The Micro Four Thirds sensor used by Panasonic is significantly smaller than the APS-C sensors used in most mirrorless cameras, so you might expect the GX9’s body to be correspondingly smaller. And yet, it isn’t; it’s actually about the same size as the Sony A6500 and Fujifilm X-T20.
On the plus side, this does make it substantial enough to get a proper grip, and one of the key advantages of the Micro Four Thirds system is not so much that the bodies are smaller but that the lenses are.
If you go for the GX9 and 12-32mm f/3.5-5.6 ASPH. MEGA OIS lens combination, you end up with quite a compact package for travel and street photography. This lens does need to be physically twisted to extend it before it’s ready for use, but after that its mechanical zoom action is much more positive than the zoom-by-wire Olympus M.ZUIKO DIGITAL ED 14-42mm f/3.5-5.6 EZ Pancake (for those still deciding between brands), and the autofocus is quick and positive.
The 12-32mm lens has an equivalent focal range of 24-64mm in 35mm terms, which is on the short side, so for better image quality and/or zoom range you might want to look at the aforementioned 12-60mm or 14-42mm kit lenses.

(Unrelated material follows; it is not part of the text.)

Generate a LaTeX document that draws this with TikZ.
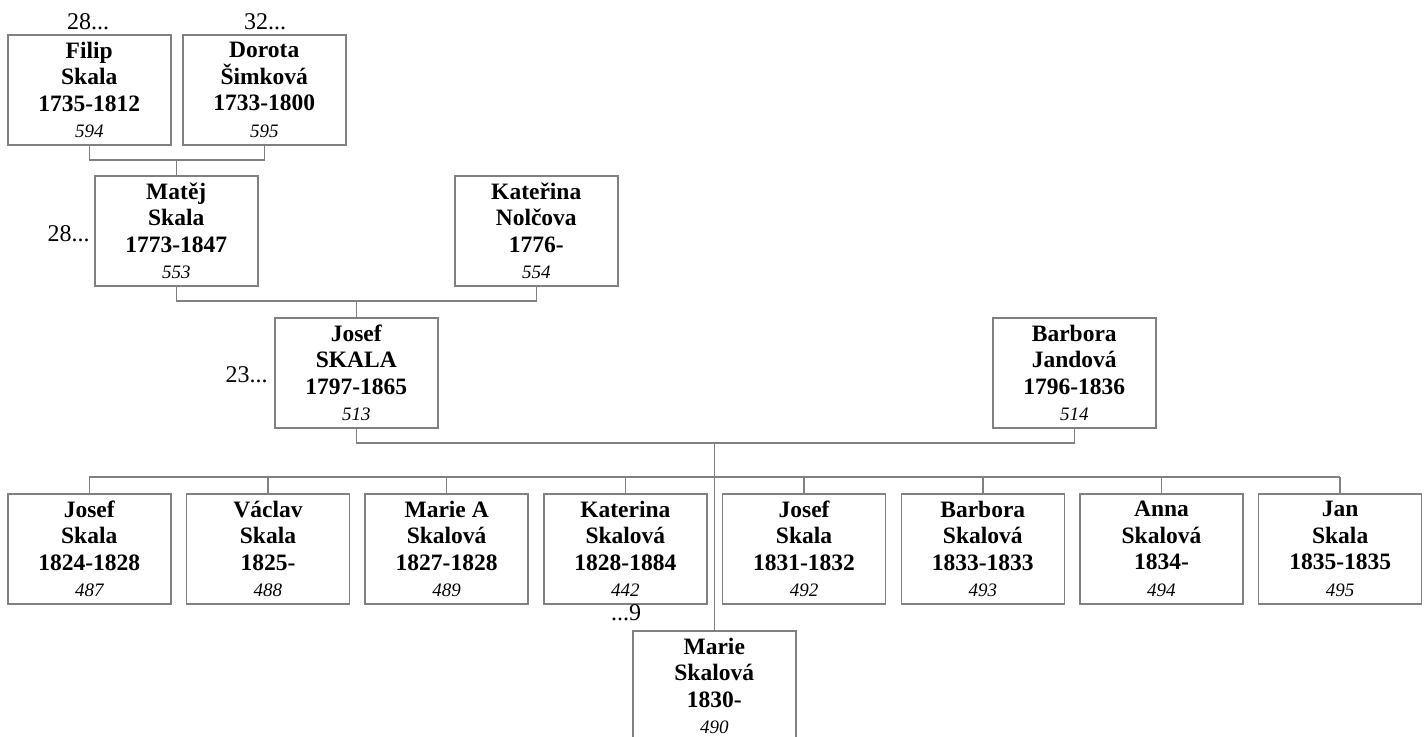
\documentclass[tikz,border=0pt]{standalone}
\usepackage{fontspec}
\setmainfont{Liberation Serif}
\definecolor{boxgray}{RGB}{128,128,128}
\newcommand{\pers}[4]{#1\\#2\\#3\\{\fontsize{9.5}{11}\selectfont\mdseries\itshape #4}}
\begin{document}
\begin{tikzpicture}[x=0.5pt,y=-0.5pt,
  pbox/.style={draw=boxgray, line width=0.75pt, minimum width=81.5pt, minimum height=55pt,
    inner sep=0pt, align=center, font=\fontsize{11.75}{13.25}\selectfont\bfseries, anchor=north west},
  conn/.style={draw=boxgray, line width=0.75pt},
  lbl/.style={font=\fontsize{12}{14}\selectfont, inner sep=0pt}]
\useasboundingbox[fill=white] (0,0) rectangle (1427,736);

% generation 1
\node[pbox] (filip) at (7,34) {\pers{Filip}{Skala}{1735-1812}{594}};
\node[pbox] (dorota) at (182,34) {\pers{Dorota}{Šimková}{1733-1800}{595}};
% generation 2
\node[pbox] (matej) at (94,175) {\pers{Matěj}{Skala}{1773-1847}{553}};
\node[pbox] (katerinaN) at (454,175) {\pers{Kateřina}{Nolčova}{1776-}{554}};
% generation 3
\node[pbox] (josef) at (274,317) {\pers{Josef}{SKALA}{1797-1865}{513}};
\node[pbox] (barbora) at (992,317) {\pers{Barbora}{Jandová}{1796-1836}{514}};
% children
\node[pbox] (c1) at (7,493) {\pers{Josef}{Skala}{1824-1828}{487}};
\node[pbox] (c2) at (185.7,493) {\pers{Václav}{Skala}{1825-}{488}};
\node[pbox] (c3) at (364.4,493) {\pers{Marie A}{Skalová}{1827-1828}{489}};
\node[pbox] (c4) at (543.1,493) {\pers{Katerina}{Skalová}{1828-1884}{442}};
\node[pbox] (c5) at (721.8,493) {\pers{Josef}{Skala}{1831-1832}{492}};
\node[pbox] (c6) at (900.5,493) {\pers{Barbora}{Skalová}{1833-1833}{493}};
\node[pbox] (c7) at (1079.2,493) {\pers{Anna}{Skalová}{1834-}{494}};
\node[pbox] (c8) at (1257.9,493) {\pers{Jan}{Skala}{1835-1835}{495}};

% connectors gen1 -> gen2
\draw[conn] (filip.south) -- (filip.south |- 0,160) -- (dorota.south |- 0,160) -- (dorota.south);
\draw[conn] (matej.north) -- (matej.north |- 0,160);
% gen2 -> gen3
\draw[conn] (matej.south) -- (matej.south |- 0,301) -- (katerinaN.south |- 0,301) -- (katerinaN.south);
\draw[conn] (josef.north) -- (josef.north |- 0,301);
% gen3 -> children
\draw[conn] (josef.south) -- (josef.south |- 0,443) -- (barbora.south |- 0,443) -- (barbora.south);
\coordinate (fam) at (714.25,443);
\node[pbox, anchor=north] (marie) at (714.25,630) {\pers{Marie}{Skalová}{1830-}{490}};
\draw[conn] (fam) -- (marie.north);
\draw[conn] (c1.north |- 0,477) -- (c8.north |- 0,477);
\foreach \c in {c1,c2,c3,c4,c5,c6,c7,c8}{
  \draw[conn] (\c.north) -- (\c.north |- 0,477);
}

% labels
\node[lbl] (l28a) at (88,22) {28...};
\node[lbl] (l32) at (265,22) {32...};
\node[lbl, anchor=east] (l28b) at (90,234) {28...};
\node[lbl, anchor=east] (l23) at (268,375) {23...};
\node[lbl] (l9) at (626,613) {...9};
\end{tikzpicture}
\end{document}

Of course, the appeal of rangefinder-style cameras like the GX9 is their size, so larger zooms will tend to undermine that appeal; the GX9 is perhaps better suited to Panasonic’s smaller zooms or prime lenses. It will work with any of them, but it’s a question of balance.
The external controls work well for the most part. The exposure compensation dial has a good, firm feel, and you can spin it with your thumb. The main mode dial, stacked directly above it, is smaller and even firmer, so that’s not quite so easy to budge. Unless you’ve got a massively powerful thumb, you’ll probably need to release your grip and turn it with your thumb and forefinger.
The top-mounted control dial feels positive, offering just the right amount of resistance and feedback when you turn it with your forefinger. The rear control dial, which falls under you right thumb, is slightly less accessible and a tad more vague; it has a click action too, so you might inadvertently press it while you’re trying to get a proper grip with your thumb.
The camera’s minor functions are accessed via buttons on the rear and the four-way D-pad. We say ‘minor’, but they’re actually quite important. They include the ISO setting, white balance, drive mode and focus mode. Here, the camera’s firm and positive exterior controls give way to the on-screen interface, with its menus and touchscreen controls. Adjustments now become a little more complicated, and it can take a while to navigate to some of the more esoteric options provided by the camera. Despite all the external controls, you’re also going to have to spend a lot of time swiping and tapping on the screen.
You can save yourself a little time by assigning your favourite features to one of three different Fn buttons, and there's also a physical focus lever on the back of the camera with settings for AF-S/AF-F, AF-C and Manual focus modes.
To change drive modes, though, you have to press the down button on the four-way controller on the back. It’s also the only way to access Panasonic’s clever 4K PHOTO modes.
Overall, the GX9 feels substantial and well-made, and it's easy to get good purchase. The size of the body, however, does limit the number and size of the external controls, which results in a camera that's chunky and satisfying to use but occasionally fiddly to adjust.